» **PROBLEM TO WORK ON**
List each line holding the string "this".

» **PROVIDED INFORMATION**
— Start —

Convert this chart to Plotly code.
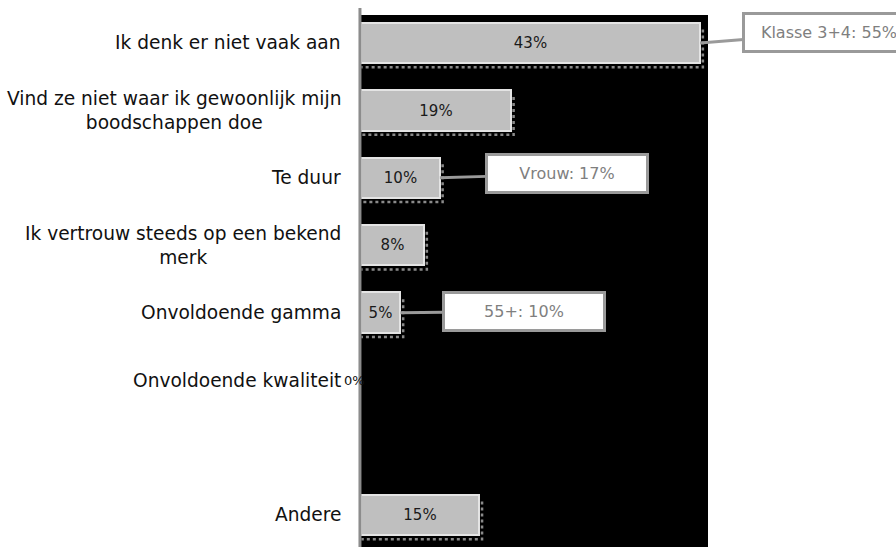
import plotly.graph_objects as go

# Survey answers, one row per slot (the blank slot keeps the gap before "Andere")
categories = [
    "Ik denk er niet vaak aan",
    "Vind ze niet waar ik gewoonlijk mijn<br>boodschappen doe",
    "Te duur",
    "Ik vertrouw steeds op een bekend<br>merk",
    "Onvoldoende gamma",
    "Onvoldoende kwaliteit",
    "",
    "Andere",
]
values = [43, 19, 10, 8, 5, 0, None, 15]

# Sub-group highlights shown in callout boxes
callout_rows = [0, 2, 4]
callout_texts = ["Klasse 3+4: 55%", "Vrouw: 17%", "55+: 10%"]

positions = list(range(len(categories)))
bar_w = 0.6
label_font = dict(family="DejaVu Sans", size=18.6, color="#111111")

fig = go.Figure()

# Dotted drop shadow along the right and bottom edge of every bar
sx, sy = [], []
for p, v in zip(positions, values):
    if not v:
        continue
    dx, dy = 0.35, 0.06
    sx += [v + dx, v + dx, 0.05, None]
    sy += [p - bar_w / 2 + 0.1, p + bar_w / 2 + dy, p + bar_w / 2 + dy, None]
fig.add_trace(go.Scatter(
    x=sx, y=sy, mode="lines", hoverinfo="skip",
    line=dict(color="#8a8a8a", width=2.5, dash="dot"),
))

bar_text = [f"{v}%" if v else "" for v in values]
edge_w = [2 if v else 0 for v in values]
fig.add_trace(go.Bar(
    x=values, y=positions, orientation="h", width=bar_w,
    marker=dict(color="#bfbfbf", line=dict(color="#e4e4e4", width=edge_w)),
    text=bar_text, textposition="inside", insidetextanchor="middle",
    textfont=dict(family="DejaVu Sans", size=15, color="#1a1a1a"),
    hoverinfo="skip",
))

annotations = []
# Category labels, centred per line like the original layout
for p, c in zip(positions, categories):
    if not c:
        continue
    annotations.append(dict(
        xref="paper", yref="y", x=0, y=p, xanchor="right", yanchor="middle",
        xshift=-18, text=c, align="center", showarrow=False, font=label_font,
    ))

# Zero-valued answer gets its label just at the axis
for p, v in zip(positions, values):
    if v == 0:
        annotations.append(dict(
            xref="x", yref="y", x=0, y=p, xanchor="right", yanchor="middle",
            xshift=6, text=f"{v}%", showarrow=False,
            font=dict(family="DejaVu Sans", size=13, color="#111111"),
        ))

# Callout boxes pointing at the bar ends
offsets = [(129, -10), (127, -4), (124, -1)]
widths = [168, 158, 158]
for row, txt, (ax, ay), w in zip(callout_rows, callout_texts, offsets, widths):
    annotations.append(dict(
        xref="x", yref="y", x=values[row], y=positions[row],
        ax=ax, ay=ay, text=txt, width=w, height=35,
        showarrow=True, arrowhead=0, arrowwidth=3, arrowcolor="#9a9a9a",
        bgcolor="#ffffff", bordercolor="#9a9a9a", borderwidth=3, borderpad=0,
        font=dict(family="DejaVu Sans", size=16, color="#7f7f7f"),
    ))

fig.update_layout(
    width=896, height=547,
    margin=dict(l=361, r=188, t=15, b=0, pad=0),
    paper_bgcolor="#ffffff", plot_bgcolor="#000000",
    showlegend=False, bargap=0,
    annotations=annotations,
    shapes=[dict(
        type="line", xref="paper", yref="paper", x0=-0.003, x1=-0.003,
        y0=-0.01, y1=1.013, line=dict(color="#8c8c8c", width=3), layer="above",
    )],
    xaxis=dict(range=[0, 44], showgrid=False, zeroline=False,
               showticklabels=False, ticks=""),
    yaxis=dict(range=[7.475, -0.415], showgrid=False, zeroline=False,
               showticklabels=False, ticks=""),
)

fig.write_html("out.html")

— End —
— Start —

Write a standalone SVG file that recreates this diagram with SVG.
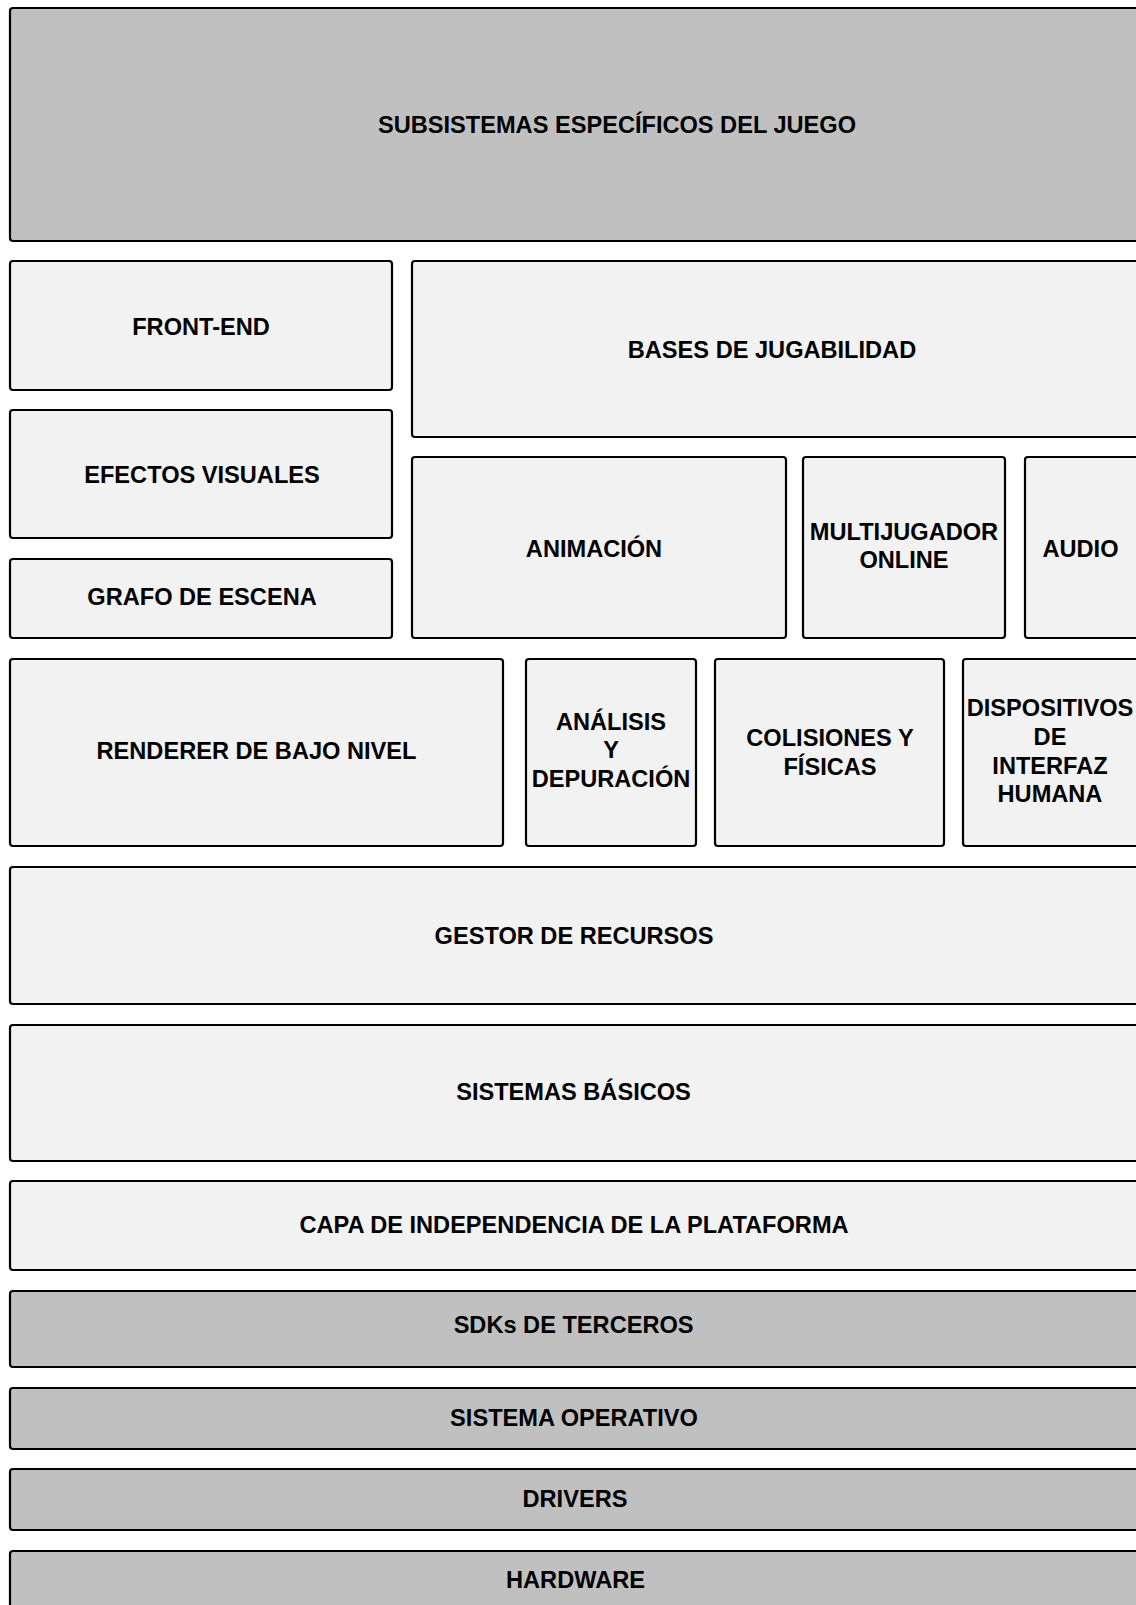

— End —

» **CORRECT OUTPUT**
Convert this chart to Plotly code.
Write a standalone SVG file that recreates this diagram with SVG.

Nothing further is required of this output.